Lynne McCormack, director of the Providence Art, Culture and Tourism Department, said that once filming sites are chosen by a movie company’s location scout, “we do most of the hands-on work,” assisting the movie crew through the city’s Film Squad. They tell the movie crew whom to contact in the Police Department to get streets closed; alert neighbors that a movie will be shooting on their street which could possibly disrupt their lives; make sure “everyone in city government knows where the movie crew will be shooting” in case people call in with questions. McCormack called it “constituent diplomacy.”

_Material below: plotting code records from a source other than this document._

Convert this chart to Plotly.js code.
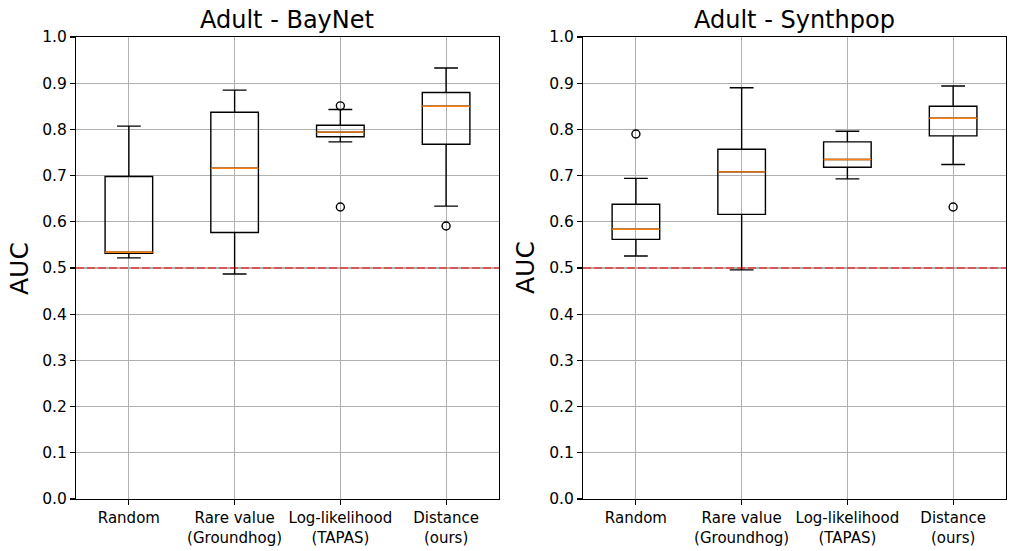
<!DOCTYPE html>
<html>
<head>
<meta charset="utf-8">
<script src="https://cdn.plot.ly/plotly-3.0.1.min.js"></script>
<style>html,body{margin:0;padding:0;background:#fff;}#chart{width:1015px;height:551px;}</style>
</head>
<body>
<div id="chart"></div>
<script>
// ---- data ----
const categories = ['Random', 'Rare value<br>(Groundhog)', 'Log-likelihood<br>(TAPAS)', 'Distance<br>(ours)'];
const positions = [1, 2, 3, 4];
const titles = ['Adult - BayNet', 'Adult - Synthpop'];
const baseline = 0.5;

// Adult - BayNet
const bnLow  = [0.522, 0.487, 0.773, 0.634];
const bnQ1   = [0.532, 0.577, 0.784, 0.768];
const bnMed  = [0.534, 0.716, 0.794, 0.850];
const bnQ3   = [0.698, 0.837, 0.809, 0.880];
const bnHigh = [0.807, 0.885, 0.843, 0.933];
const bnOutX = [3, 3, 4];
const bnOutY = [0.851, 0.632, 0.591];

// Adult - Synthpop
const spLow  = [0.526, 0.496, 0.693, 0.724];
const spQ1   = [0.562, 0.616, 0.718, 0.786];
const spMed  = [0.584, 0.708, 0.735, 0.824];
const spQ3   = [0.638, 0.757, 0.773, 0.850];
const spHigh = [0.694, 0.890, 0.796, 0.894];
const spOutX = [1, 4];
const spOutY = [0.790, 0.632];

// ---- build ----
const boxW = 0.45;
const LW = 1.4;
function boxTrace(low, q1, med, q3, high, xa, ya) {
  return {
    type: 'box', x: positions, q1: q1, median: med, q3: q3,
    lowerfence: low, upperfence: high, boxpoints: false,
    width: boxW, whiskerwidth: 0.5,
    line: {color: 'black', width: LW}, fillcolor: 'rgba(0,0,0,0)',
    xaxis: xa, yaxis: ya, showlegend: false, hoverinfo: 'skip'
  };
}
function medTrace(med, xa, ya) {
  const xs = [], ys = [];
  positions.forEach((p, i) => { xs.push(p - boxW / 2, p + boxW / 2, null); ys.push(med[i], med[i], null); });
  return {type: 'scatter', mode: 'lines', x: xs, y: ys, line: {color: '#ff7f0e', width: LW},
          xaxis: xa, yaxis: ya, showlegend: false, hoverinfo: 'skip'};
}
function outTrace(ox, oy, xa, ya) {
  return {type: 'scatter', mode: 'markers', x: ox, y: oy,
          marker: {symbol: 'circle-open', size: 8, color: 'black', line: {width: LW, color: 'black'}},
          xaxis: xa, yaxis: ya, showlegend: false, hoverinfo: 'skip'};
}

const data = [
  boxTrace(bnLow, bnQ1, bnMed, bnQ3, bnHigh, 'x', 'y'),
  medTrace(bnMed, 'x', 'y'),
  outTrace(bnOutX, bnOutY, 'x', 'y'),
  boxTrace(spLow, spQ1, spMed, spQ3, spHigh, 'x2', 'y2'),
  medTrace(spMed, 'x2', 'y2'),
  outTrace(spOutX, spOutY, 'x2', 'y2')
];

const font = {family: 'DejaVu Sans', color: 'black'};
function xAxis(domain, anchor) {
  return {domain: domain, anchor: anchor, range: [0.5, 4.5], tickvals: positions, ticktext: categories,
          showgrid: true, gridcolor: '#b0b0b0', gridwidth: 1.1, zeroline: false,
          showline: true, mirror: true, linecolor: 'black', linewidth: 1.1,
          ticks: 'outside', ticklen: 5, tickwidth: 1.1, tickcolor: 'black',
          tickfont: {family: 'DejaVu Sans', size: 15, color: 'black'}, fixedrange: true};
}
function yAxis(anchor) {
  return {domain: [0, 1], anchor: anchor, range: [0, 1.0], dtick: 0.1, tick0: 0, tickformat: '.1f',
          showgrid: true, gridcolor: '#b0b0b0', gridwidth: 1.1, zeroline: false,
          showline: true, mirror: true, linecolor: 'black', linewidth: 1.1,
          ticks: 'outside', ticklen: 5, tickwidth: 1.1, tickcolor: 'black',
          tickfont: {family: 'DejaVu Sans', size: 15.5, color: 'black'}, fixedrange: true};
}

const layout = {
  width: 1015, height: 551,
  margin: {l: 76, r: 9, t: 37, b: 52},
  paper_bgcolor: 'white', plot_bgcolor: 'white',
  font: font, showlegend: false,
  xaxis: xAxis([0, 0.4548], 'y'),
  yaxis: yAxis('x'),
  xaxis2: xAxis([0.5452, 1], 'y2'),
  yaxis2: yAxis('x2'),
  shapes: [
    {type: 'line', xref: 'x domain', yref: 'y', x0: 0, x1: 1, y0: baseline, y1: baseline,
     line: {color: 'rgba(255,0,0,0.5)', width: 2, dash: '8px,3px'}},
    {type: 'line', xref: 'x2 domain', yref: 'y2', x0: 0, x1: 1, y0: baseline, y1: baseline,
     line: {color: 'rgba(255,0,0,0.5)', width: 2, dash: '8px,3px'}}
  ],
  annotations: [
    {text: titles[0], xref: 'paper', yref: 'paper', x: 0.2274, y: 1, xanchor: 'center', yanchor: 'bottom', yshift: 1,
     showarrow: false, font: {family: 'DejaVu Sans', size: 24, color: 'black'}},
    {text: titles[1], xref: 'paper', yref: 'paper', x: 0.7726, y: 1, xanchor: 'center', yanchor: 'bottom', yshift: 1,
     showarrow: false, font: {family: 'DejaVu Sans', size: 24, color: 'black'}},
    {text: 'AUC', xref: 'paper', yref: 'paper', x: -0.0613, y: 0.5, xanchor: 'center', yanchor: 'middle', textangle: -90,
     showarrow: false, font: {family: 'DejaVu Sans', size: 25, color: 'black'}},
    {text: 'AUC', xref: 'paper', yref: 'paper', x: 0.4828, y: 0.5, xanchor: 'center', yanchor: 'middle', textangle: -90,
     showarrow: false, font: {family: 'DejaVu Sans', size: 25, color: 'black'}}
  ]
};

Plotly.newPlot('chart', data, layout, {staticPlot: true, displayModeBar: false});
</script>
</body>
</html>
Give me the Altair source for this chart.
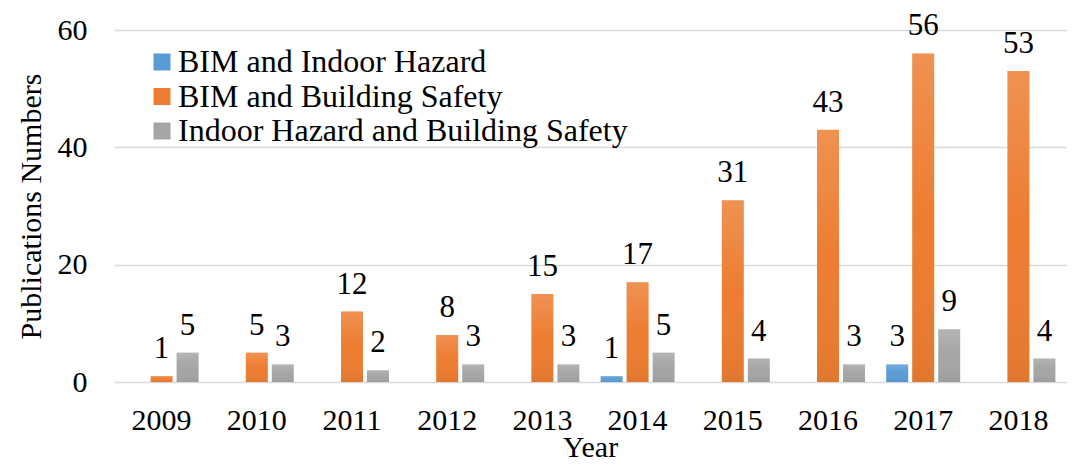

Becki Trujillo, the movie’s executive producer and one of only a handful of people from the West Coast working on 27 Dresses out of a crew that ranged from 120 to 150 people, said filming in Rhode Island went “pretty smooth.”

She added that one of the reasons the film was made in Rhode Island and not New York City was to take advantage of the state’s tax credits program, which allows movie and TV companies that spend at least $300,000 in the state a 25-percent tax credit for every dollar spent here on food, lodging, equipment, rentals and salaries. Those credits can then be sold by the producers to wealthy taxpayers looking to reduce their Rhode Island personal income taxes.

In 27 Dresses, Heigl’s Jane is a woman who has been a bridesmaid 27 times without being a bride herself. Jane, a selfless woman, has spent her entire life trying to make other people happy . . . and she has 27 bridesmaid dresses to prove it. One night when she is shuttling between wedding receptions in Manhattan and Brooklyn, Jane captures the attention of a newspaper reporter named Kevin, played by James Marsden (most recently on screen as the prince in Enchanted and TV disk jockey Corny Collins in Hairspray), who believes that a story about this “wedding junkie” will be his ticket off the bridal beat.

Jane finds Kevin’s cynical attitude counter to everything she holds dear. Yet things become more complicated for her with the arrival of her sister, Tess (Akerman), who immediately snares the heart of Jane’s boss (Edward Burns), the object of Jane’s longtime crush.

In the movie, he’s the head of an eco-conscious sportswear company, Urban Everest, whose offices were set up in the Hope Artiste Village, the 660,000 square-foot former home of Hope Webbing in Pawtucket. The Urban Everest “office” was just down the hall from a room that had been hung with gauzy curtains and was later to be the site of a “Hindu-Jewish wedding” in the movie.

In one of the scenes shot at Hope, Heigl’s Jane helps Burns’ George select a tie. The scene was shot again and again, as movie crews often do, sometimes with the camera closer to Heigl and Burns for a medium shot, sometimes farther away.

In real life, Heigl, who plays Dr. Isobel “Izzy” Stevens on the hit ABC series Grey’s Anatomy and had a blockbuster summertime movie in writer-director Judd Apatow’s Knocked Up, is not always the bridesmaid, although she has been a bridesmaid in two weddings. One of them was for her sister, who was married in October, with Heigl as her maid of honor.

But Heigl herself walked down the aisle Dec. 23 in Park City, Utah, marrying longtime sweetheart, musician Josh Kelley, who popped the question last summer, a little more than a year after the 29-year-old Heigl was cast in his music video for “Only You.”

The singer’s 2005 tune “Katie’s Song” was a direct reference to Heigl.

In 27 Dresses, many of the weddings are played for laughs, including one in which Heigl’s bridesmaid dress so resembled the hoop skirts of Gone with the Wind, “I felt like Scarlett O’Hara,” she said.

But there were no hoops or Goth dresses or Hindu saris for Heigl’s own wedding. She wore an Oscar de la Renta gown, walking down the aisle to a song composed by Kelley, according to OK! magazine, which had been granted exclusive coverage of the private nuptials.

In this case, real life imitated reel life, only better.